About two months ago my Relief Society President asked me if I would make a quilt for a sister in our ward who is battling breast cancer. I had already made her a quilt but told her I would do it. I decided I would do animal prints so off to Hobby Lobby we went. We had it all planned that at our December Enrichment we would have the sisters write a little note on the 6" blocks of fabric and then we would put them all together. I brought all the materials to the meeting because I was assured that she wouldn't be there because she had just had chemo and wouldn't be feeling well enough. Well, that didn't work out as planned because she ended up making it to our meeting, so we had to go to plan B. Plan B was to hand the squares out and hope we got them back. After a month of reminding the sisters about their squares we finally started to get them trickling in. Then the Pres. decided she would like to give it to her on her birthday on Jan. 14. I have spent two weeks putting this quilt together and with the help of another sister in the ward we were able to give it to the Pres. to deliver it yesterday, her birthday. On Wed. Mindi and I were asked to take a meal in also. As we dropped the food off I went in to tell her "Hi" and she was sleeping. It was almost 7:00 p.m. and she didn't look like she was feeling that well. As we drove off I was just hoping and praying that I would never have to endure cancer and the treatments that are so absolutely hideous. I have side affects when I take antibiotics, I know just the treatment would make me so sick I would give up. I realized that we don't get to choose our trials. I have "kind of" survived the death of a grandchild, and I never thought that would be possible. I don't know what is in store for me. I'm not afraid to die because I know I have lots of family on the other side, I just don't want to suffer. It was a spiritual thing making this quilt. I was impressed by the kind words of love and encouragement each sister wrote. I felt the spirit as I was piecing them together and then sewing the quilt into a masterpiece. I was thankful Heavenly Father gave me the talent to even take on a project and trust that I would be able to get it done and it be acceptable to Him. We are asked to do hard things while on this earth. I'm not a big fan of "HARD" but if it helps me be more like the Savior then I guess I will just keep on trying to be the best I can be and struggle through the trials I am asked to endure.
5 comments:
The quilt looks beautiful! I've only seen it thru the blog, but I was so amazed at how amazing it looked. You definitely have a talent and I appreciate your willingness to serve.
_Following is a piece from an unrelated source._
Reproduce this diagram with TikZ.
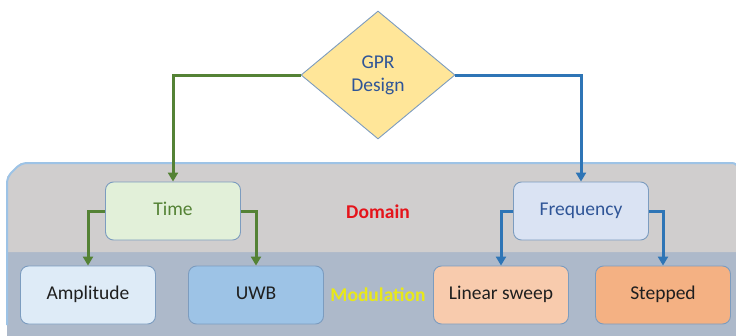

Beautiful! Sorry I never made it during the Christmas break. I got sick that last week nd didn't go anywhere. My goal is to make it over there sometime soon.
YOu are so talented. I think it looks amazing. YOu will truly be blessed for this labor of love.
You make the best blankets.. My kids love the one you have made.
I don't know why the Lord has blessed me with YOU, but Teri I love you and am so grateful to you for both of the quilts you made for me. They are beautiful and I will never forget your labor of love.